The banking industry's journey through advanced technological innovation is not without its hurdles. One of the primary challenges is managing the cost of deposits in an environment where interest rates remain high. Elevated rates, while boosting net interest income, also push funding costs higher, squeezing the margins that banks can earn on their products. The rapid pace and steepness of current rate cycles have particularly heightened deposit costs, a pattern observed globally. Banks are thus caught in a bind, needing to balance the attraction of deposits against the cost of servicing them.

Another considerable hurdle is the constant flux in the regulatory landscape. Banks are required to navigate through an ever-evolving set of rules and compliance requirements, which can vary significantly across jurisdictions. This necessitates a dynamic approach to risk management and operational adaptation, often requiring significant investments in legal expertise and regulatory technology.
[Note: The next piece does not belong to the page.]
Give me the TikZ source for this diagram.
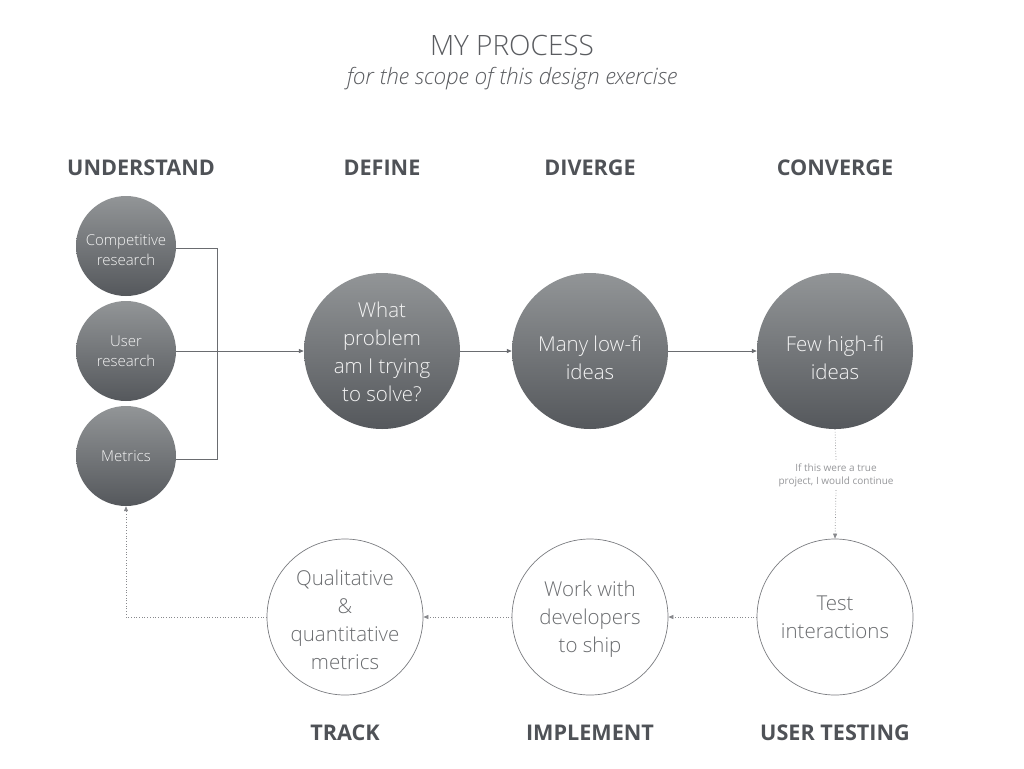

Furthermore, the integration of AI in banking, while presenting numerous opportunities for enhanced efficiency and customer service, also introduces new risks. Concerns centre on the ethical use of AI, the potential for perpetuating biases, and the management of sophisticated fraudulent schemes enabled by AI technologies. According to a recent research by CCG Catalyst, over 40% of banking execs think AI will represent the biggest risk for their bank in the coming decade. As AI becomes more advanced, banks must ensure that their use of such technology remains transparent, secure and compliant with emerging regulations.

Digital currencies pose another layer of complexity. The volatility and regulatory uncertainty surrounding cryptocurrencies and the potential introduction of central bank digital currencies (CBDCs) threaten to alter the financial ecosystem fundamentally. These digital assets challenge traditional banking models by offering alternative transaction methods and value storage, potentially diminishing the role of conventional banks in the financial system.

The combination of high interest rates, regulatory changes and the disruptive potential of AI and digital currencies creates a multifaceted set of challenges that banks must address. Success in this environment requires a delicate balance of innovation, risk management and strategic foresight.

Despite these challenges, the focus remains steadfast on customer-centric strategies. And RMs, equipped with advanced technological tools and an understanding of changing market dynamics, are at the forefront of this transformation. They are not only responsible for managing customer relationships but also for driving innovation within their institutions.

Conclusion

In conclusion, the banking industry in 2024 is a testament to the power of technology in reshaping customer relationship management. By embracing the evolving role of relationship managers and integrating cutting-edge technologies, banks can address the hurdles they face, forge stronger customer relationships and secure their position as innovative leaders in the financial world.